In this regard, e-commerce is one of the most widely used digital tools today. Not only because the incursion into the digital ecosystem has become a global necessity, but also because of the solution, it has represented different problems such as the pandemic caused by COVID-19, where many consumers prefer online shopping as a more convenient and secure method (Hasiloglu & Kaya, 2021). As part of this transformation, a new e-commerce paradigm emerged, called social commerce or s-commerce (Qalati et al., 2021). The first hint of the implementation of s-commerce emerged in 2005 on Yahoo! when users of that platform issued opinions and ratings about products and shopping experiences, providing textual reviews (Liao et al., 2021). Nowadays, s-commerce represents an exchanging system of products or services through social networks. S-commerce is a combination of commercial and social activities, as it connects sellers and consumers through websites and social platforms like Twitter, Facebook, YouTube, and Tik-Tok (Abed, 2020).

Numerous online social networking platforms represent an opportunity to immerse oneself in the new socio-digital era due to their great popularity and ease of use in personal and business terms. Before purchasing any product or service, consumers are accustomed to seeking evaluations online, transforming and empowering the “word of mouth” (WOM) to “electronic word of mouth” (e-WOM). According to Zhou et al. (2019), approximately 83.5% of online shoppers value the opinions of other consumers. In turn, companies can leverage this information to expand their knowledge of consumer behavior and have elements to formulate marketing strategies that contribute to organizational growth and competitive advantage (Lin et al., 2020; Sann & Lai, 2020).

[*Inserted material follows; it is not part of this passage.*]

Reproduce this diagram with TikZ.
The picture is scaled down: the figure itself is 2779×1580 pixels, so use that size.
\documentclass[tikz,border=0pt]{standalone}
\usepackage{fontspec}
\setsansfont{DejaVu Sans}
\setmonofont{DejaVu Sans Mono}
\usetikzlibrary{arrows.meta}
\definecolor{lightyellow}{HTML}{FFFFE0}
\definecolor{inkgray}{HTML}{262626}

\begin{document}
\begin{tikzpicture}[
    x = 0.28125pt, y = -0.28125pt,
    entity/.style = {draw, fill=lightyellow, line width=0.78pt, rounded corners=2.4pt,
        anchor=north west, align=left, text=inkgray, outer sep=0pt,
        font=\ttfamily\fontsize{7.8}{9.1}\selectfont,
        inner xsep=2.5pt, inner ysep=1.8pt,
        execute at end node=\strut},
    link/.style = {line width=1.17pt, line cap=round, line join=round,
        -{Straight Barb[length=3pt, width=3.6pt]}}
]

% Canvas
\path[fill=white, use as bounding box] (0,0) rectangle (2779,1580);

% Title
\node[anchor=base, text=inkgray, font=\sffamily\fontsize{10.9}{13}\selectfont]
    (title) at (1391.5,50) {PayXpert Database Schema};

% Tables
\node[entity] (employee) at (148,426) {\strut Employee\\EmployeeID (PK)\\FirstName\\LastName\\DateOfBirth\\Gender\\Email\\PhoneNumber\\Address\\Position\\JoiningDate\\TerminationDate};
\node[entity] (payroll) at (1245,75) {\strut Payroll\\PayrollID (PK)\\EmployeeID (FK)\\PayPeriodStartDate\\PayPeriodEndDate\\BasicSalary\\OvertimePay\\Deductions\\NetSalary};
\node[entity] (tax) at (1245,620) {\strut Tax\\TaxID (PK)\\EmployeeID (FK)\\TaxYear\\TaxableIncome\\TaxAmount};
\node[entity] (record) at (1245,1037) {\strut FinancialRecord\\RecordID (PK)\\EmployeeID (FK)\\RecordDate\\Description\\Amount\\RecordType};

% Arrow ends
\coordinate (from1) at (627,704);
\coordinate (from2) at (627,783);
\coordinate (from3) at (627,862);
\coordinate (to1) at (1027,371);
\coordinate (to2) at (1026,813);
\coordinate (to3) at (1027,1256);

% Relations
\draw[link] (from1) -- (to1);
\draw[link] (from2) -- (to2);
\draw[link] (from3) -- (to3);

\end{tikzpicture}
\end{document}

Due to such information being generally unstructured and its manual processing would be a complex task (Jain et al., 2021), in recent years, sentiment analysis or opinion mining constitutes an efficient technique, by extracting, classifying, and analyzing content in Big Data; sentiment analysis has become an increasingly useful tool for processing consumer attitudes and emotions in online reviews (Chaturvedi et al., 2018). In this regard, consumer sentiment analysis allows processing large amounts of data to extract and detect polarity (positivity, neutrality, and negativity) in product reviews (Do et al., 2019)which can help Internet users to make purchasing decisions and also to rationalize them, as well as companies to a better understanding of consumer behavior, identifying problems, experiences, satisfaction, trust, and position in front of their competitors. All this could provide valuable information to improve the service (Jain et al., 2021).

Consumer sentiment analysis can be done at three levels: document, sentence, and aspect (Liu & Zhang, 2012). This paper will analyze consumer polarity towards highly demanded products during the SARS-CoV-2 pandemic, and to achieve this, the authors will identify emerging trending topics related to product purchases. Each dataset (trending topic) will be analyzed using a lexicon approach to capture positivity, neutrality, and negativity levels during the pandemic.

Key Terms in this Chapter

Panic Buying: Consumer behavior that arises as a response to crisis situations, where customers purchase and store large quantities of products to avoid future threat.

S-Commerce: Type of electronic commerce that, through social networks, voluntarily or involuntarily helps to motivate sales, by combining commercial and social activities.

Study of Consumer Behavior: It is to analyze what consumers buy, why they buy it, where, why, when, what use they give even after the purchase.

Polarity: Emotional or sentiment level from negative to positive towards an event.

Sentiment Analysis: Artificial intelligence technique that detects emotions and sentiments in social media.

Panic: Emotional state of a group in a situation of uncertainty that significantly affects the behavior of human beings.